以上のとおりであるから、本件訴訟の移送を求める抗告人の申立てを排斥した原決定は相当であり、本件抗告は理由がないから棄却することとし、抗告費用の負担につき民事訴訟法八九条を適用して主文のとおり決定する。

(後藤静思 奥平守男 尾方滋)

申立の理由

一 本件却下決定に対し、人事訴訟手続法上は、即時抗告をなし得る旨の明文の規定はないが、同法第一条の二において、申立による移送が認められている以上、その却下決定に対しては、民事訴訟法第三三条の準用ないし類推適用によつて、即時抗告をなし得るものと思料する。

二 原決定の移送申立却下の理由は、人事訴訟手続法第一条の二の規定は、同法第一条一項の規定による第三順位の専属管轄の定めに従い、専属管轄に競合が生じた場合に限つて適用されるものであるというにある。
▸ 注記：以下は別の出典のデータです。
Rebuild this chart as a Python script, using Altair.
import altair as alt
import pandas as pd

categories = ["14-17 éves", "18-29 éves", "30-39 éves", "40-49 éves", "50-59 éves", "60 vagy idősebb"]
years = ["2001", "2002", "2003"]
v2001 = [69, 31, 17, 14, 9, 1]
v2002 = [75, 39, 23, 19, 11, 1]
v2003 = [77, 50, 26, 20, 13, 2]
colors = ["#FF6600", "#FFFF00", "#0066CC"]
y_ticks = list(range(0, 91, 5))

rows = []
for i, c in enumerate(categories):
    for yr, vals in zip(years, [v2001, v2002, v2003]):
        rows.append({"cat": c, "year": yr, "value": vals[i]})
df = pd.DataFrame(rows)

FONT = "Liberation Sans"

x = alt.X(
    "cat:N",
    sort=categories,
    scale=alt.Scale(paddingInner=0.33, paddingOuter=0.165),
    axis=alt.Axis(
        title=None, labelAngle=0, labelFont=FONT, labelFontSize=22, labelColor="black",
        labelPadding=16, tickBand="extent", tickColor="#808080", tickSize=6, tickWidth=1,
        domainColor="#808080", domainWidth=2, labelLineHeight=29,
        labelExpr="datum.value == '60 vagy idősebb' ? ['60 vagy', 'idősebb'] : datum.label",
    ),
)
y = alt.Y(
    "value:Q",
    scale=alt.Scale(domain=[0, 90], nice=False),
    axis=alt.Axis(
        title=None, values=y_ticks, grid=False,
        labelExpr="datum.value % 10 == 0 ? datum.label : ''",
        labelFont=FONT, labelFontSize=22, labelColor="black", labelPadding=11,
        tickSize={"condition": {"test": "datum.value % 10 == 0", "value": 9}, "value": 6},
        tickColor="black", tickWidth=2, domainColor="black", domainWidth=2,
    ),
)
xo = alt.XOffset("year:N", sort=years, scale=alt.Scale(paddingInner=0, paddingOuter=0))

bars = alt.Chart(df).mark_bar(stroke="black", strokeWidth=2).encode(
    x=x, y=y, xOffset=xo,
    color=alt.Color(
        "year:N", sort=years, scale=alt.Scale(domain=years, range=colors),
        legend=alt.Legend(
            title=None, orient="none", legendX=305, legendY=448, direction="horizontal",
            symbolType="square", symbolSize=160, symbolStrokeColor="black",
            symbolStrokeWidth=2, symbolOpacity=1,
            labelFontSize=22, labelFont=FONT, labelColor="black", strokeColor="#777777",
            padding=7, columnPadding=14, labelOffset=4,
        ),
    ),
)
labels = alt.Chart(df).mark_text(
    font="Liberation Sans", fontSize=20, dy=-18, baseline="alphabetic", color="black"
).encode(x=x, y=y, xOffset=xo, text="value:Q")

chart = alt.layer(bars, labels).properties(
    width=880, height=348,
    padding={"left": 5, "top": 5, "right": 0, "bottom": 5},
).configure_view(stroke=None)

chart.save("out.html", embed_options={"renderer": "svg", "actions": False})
三 しかし、昭和五一年二月一七日閣議決定を得て、翌一八日に内閣から第七七回通常国会(昭和五〇・一二・二七―同五一・五・二四)に提出された「民法等の一部を改正する法律案」のうち人事訴訟手続法関係の改正部分は、右法律案の第二条として示され、人事訴訟手続法の第一条が現行のとおり改正され、第一条の二が加えられることになつたもので、右法律案の最末尾には「理由」と題して、「妻の地位の実質的向上を図るため、離婚復氏の制度、婚姻事件に関する訴の裁判管轄及び嫡出子出生の届出をする者について改善を加えるとともに、国民のプライバシー保護の観点から戸籍公開の制度を改善する等の必要がある。これが、この法律案を提出する理由である」と提案理由の要旨が記載されている。さらに国会提出に際して法務省は「民法等の一部を改正する法律案逐条説明」を作成したが、人事訴訟手続法の改正部分に関しては次のように記述している。

第二条 人事訴訟手続法の一部改正

第一条第一項の改正は、離婚等の婚姻事件の訴えについて夫婦の称する氏によつてその裁判管轄を定めているのを改め、当事者の訴訟遂行の便宜及び証拠収集の容易さ等を考慮して、夫婦が現に共通の住所を有するときはその住所地、夫婦のいずれかが最後の共通の住所地の地方裁判所の管轄区域内に住所を有するときはその住所地、夫婦双方がこの住所を有しないときは夫又は妻の普通裁判籍を有する地又はその死亡の時にこれを有した地の地方裁判所の管轄に専属するものとするものである。―以下略―

四 以上の改正理由によれば、人事訴訟手続法第一条の改正及び第一条の二の新設はいずれも妻の地位の実質的向上をはかることと、当事者の訴訟遂行の便宜及び証拠収集の容易さを目的としたものである。そうであれば、右第一条の二の規定には民事訴訟法第三一条のように「専属管轄ニ属スルモノヲ除クノ外」との定めがなく、且つ、「他ノ管轄裁判所ニ移送スル」と定められているのみで、「前条ニ定メル他ノ管轄裁判所ニ」と限定されてはいないのであるから、右第一条の二を原決定のように解釈・適用しなければならない理由はない。しかも本件訴訟は離婚訴訟であつて、婚姻の当事者即ち、本件訴訟当事者のみが訴訟の当事者となるものであるから、管轄裁判所が変更されても、他に影響や不便を与えることはないのである。従つて福岡地方裁判所小倉支部が、同法第一条一項の第三順位の管轄裁判所には直接該当しないとしても、同庁が本件相手方(被告―妻)の普通裁判籍管轄裁判所であり、且つ同人のためにもつとも訴訟遂行上便宜であり、証拠収集も容易であるから、本件が同庁に移送されることがもつとも改正理由に合致するものである。

よつて、申立の趣旨の裁判を求める次第である。